読書「紫式部日記」紫式部 山本淳子編 ビギナーズクラシックス | hananoのブログ

hananoのブログ

好きなこといろいろ。
読書に音楽、ガーデニングにつるばら。甘いもの。
ライフログとしてわたしの日々をつづります。

現代語訳、解説付きでよみました。

 

平安時代の宮廷の貴族たちの、表には表れない姿が描写されていて、おもしろかったです。

それこそ、「女房は見た!」ですね。



中宮彰子の出産のために僧侶たちが何人も呼ばれ読経し、女房たちが右往左往する様子。

 

無事、敦成親王が誕生したあとの道長の、孫を溺愛するおじいちゃんぶり。

親王誕生を祝う宴会での貴族たちの醜態ぶりも、名前を挙げて書きつらねてあります。

 

紫式部の人がらもよくわかりました。

宮廷恋愛ものを描いた源氏物語の作者だから、もっと派手な人かと思っていたけれど、じつは、内向型。

 

源氏物語の作者として有名になり、道長に引き立てられて女房になったものの、まわりのやっかみや意地悪な女房もあり、なかなかなじめない。

 

女房になる前は物語を語り合うことのできた昔の友達とも疎遠になったと寂しがったり、たった一人の気を許せる女房仲間とグチを言い合ったり。

 

最初は女房として中宮彰子のサロンになじめなかったようですが、年を経て少しずつキャリアを積んでくると、女房たちに対する意見も言うようになったようです。
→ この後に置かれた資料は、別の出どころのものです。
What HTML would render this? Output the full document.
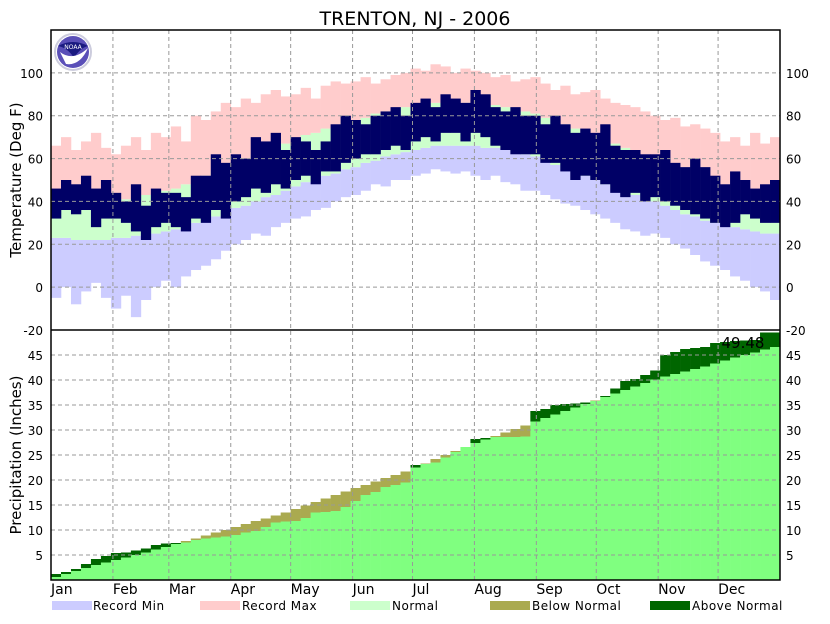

中宮彰子に個人的な漢詩のレクチャーもしていたとのこと。

 

かの有名な、清少納言への批評も書いていました。

かなり辛辣で「清少納言こそ、したり顔でいみじう侍りける人」と。

性格はどうも、正反対だったようです。

大河ドラマでは二人が仲良くしていた様子ですが、だいぶ脚色がはいっていますね。

 


紫式部の歌が紹介されていました

 

~心だに いかなる身にか かなふらむ 思ひ知れども 思ひ知られず

(・・・心とは、普通ならば自分の背負った現実に従ってくれるもの。しかし私の場合はそれさえも、いったいどのような現実になら収まるというのだろう。私の心は身に不相応だ。私にはそんな自分がよくわかっている。だが、わかり切れないのだ。)

 

紫式部のたどってきた運命や成り行きは、自分の心や思いのとおりにならないことばかりだったのでしょう。

だからこそ、宮廷という華やかな場所の表裏を観察しながら、自己の内面を深く見つめ、後世に残る物語が書けたのでしょうね。